===== Dataset excerpt =====

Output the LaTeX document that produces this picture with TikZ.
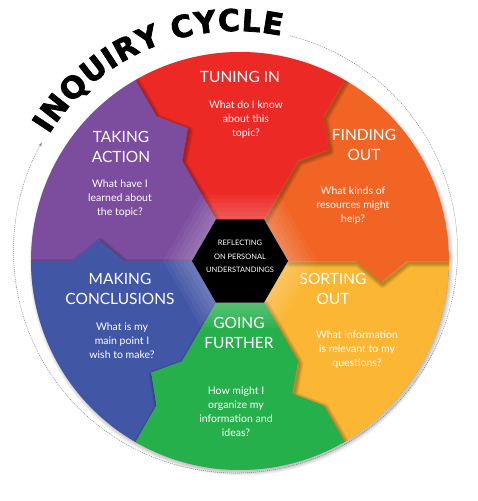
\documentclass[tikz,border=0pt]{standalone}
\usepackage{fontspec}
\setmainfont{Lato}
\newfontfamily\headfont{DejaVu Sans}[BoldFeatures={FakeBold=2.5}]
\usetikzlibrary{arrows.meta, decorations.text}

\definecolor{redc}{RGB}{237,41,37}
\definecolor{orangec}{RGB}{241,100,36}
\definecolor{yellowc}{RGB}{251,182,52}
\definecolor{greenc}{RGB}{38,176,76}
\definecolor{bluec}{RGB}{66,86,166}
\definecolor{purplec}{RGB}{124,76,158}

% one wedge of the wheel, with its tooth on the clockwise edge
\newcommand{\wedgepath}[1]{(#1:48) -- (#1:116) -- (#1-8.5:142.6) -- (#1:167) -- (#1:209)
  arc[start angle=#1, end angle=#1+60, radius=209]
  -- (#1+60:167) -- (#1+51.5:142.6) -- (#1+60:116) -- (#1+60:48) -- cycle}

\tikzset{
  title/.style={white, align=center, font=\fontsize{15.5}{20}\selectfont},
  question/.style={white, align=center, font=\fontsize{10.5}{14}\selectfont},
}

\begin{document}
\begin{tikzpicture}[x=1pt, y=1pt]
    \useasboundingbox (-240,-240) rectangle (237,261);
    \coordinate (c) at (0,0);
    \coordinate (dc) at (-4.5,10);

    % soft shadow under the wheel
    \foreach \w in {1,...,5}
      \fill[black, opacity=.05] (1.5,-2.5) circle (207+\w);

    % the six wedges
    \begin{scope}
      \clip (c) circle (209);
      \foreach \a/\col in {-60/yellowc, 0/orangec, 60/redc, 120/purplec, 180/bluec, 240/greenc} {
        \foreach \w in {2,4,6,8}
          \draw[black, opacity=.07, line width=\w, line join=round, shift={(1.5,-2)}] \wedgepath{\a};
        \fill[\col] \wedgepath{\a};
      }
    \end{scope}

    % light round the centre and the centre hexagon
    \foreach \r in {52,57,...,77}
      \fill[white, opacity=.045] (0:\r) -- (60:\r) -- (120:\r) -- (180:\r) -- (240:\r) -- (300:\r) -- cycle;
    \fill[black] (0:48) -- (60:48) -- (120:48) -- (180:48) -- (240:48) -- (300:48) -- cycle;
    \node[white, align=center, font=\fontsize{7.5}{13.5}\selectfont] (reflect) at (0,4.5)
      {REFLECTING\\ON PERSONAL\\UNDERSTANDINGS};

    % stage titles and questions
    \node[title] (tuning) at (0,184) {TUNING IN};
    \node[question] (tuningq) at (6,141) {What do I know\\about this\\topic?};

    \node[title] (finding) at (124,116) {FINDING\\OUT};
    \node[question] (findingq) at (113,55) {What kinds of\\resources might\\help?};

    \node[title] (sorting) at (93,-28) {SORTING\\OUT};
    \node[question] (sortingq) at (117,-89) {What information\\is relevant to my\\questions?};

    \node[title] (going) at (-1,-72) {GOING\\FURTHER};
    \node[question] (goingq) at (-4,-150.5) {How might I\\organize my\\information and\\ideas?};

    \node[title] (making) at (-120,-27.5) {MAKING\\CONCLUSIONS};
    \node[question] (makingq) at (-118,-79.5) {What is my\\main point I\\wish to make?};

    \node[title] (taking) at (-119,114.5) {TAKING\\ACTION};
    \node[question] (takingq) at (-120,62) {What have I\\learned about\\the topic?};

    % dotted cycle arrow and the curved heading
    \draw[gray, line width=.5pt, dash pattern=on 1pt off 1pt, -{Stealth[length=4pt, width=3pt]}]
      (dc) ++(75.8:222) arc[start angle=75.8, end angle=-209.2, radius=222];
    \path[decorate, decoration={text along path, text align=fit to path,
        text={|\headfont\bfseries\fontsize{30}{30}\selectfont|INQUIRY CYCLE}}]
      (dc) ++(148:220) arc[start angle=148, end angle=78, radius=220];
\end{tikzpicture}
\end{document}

=====

**Task instructions**. Repeat, exactly and in full, each line from the start of the data to the line that contains "(1.5,-2.5) circle (207+\w);". Pictures do not go in.

**The reply**.
Output the LaTeX document that produces this picture with TikZ.
\documentclass[tikz,border=0pt]{standalone}
\usepackage{fontspec}
\setmainfont{Lato}
\newfontfamily\headfont{DejaVu Sans}[BoldFeatures={FakeBold=2.5}]
\usetikzlibrary{arrows.meta, decorations.text}

\definecolor{redc}{RGB}{237,41,37}
\definecolor{orangec}{RGB}{241,100,36}
\definecolor{yellowc}{RGB}{251,182,52}
\definecolor{greenc}{RGB}{38,176,76}
\definecolor{bluec}{RGB}{66,86,166}
\definecolor{purplec}{RGB}{124,76,158}

% one wedge of the wheel, with its tooth on the clockwise edge
\newcommand{\wedgepath}[1]{(#1:48) -- (#1:116) -- (#1-8.5:142.6) -- (#1:167) -- (#1:209)
  arc[start angle=#1, end angle=#1+60, radius=209]
  -- (#1+60:167) -- (#1+51.5:142.6) -- (#1+60:116) -- (#1+60:48) -- cycle}

\tikzset{
  title/.style={white, align=center, font=\fontsize{15.5}{20}\selectfont},
  question/.style={white, align=center, font=\fontsize{10.5}{14}\selectfont},
}

\begin{document}
\begin{tikzpicture}[x=1pt, y=1pt]
    \useasboundingbox (-240,-240) rectangle (237,261);
    \coordinate (c) at (0,0);
    \coordinate (dc) at (-4.5,10);

    % soft shadow under the wheel
    \foreach \w in {1,...,5}
      \fill[black, opacity=.05] (1.5,-2.5) circle (207+\w);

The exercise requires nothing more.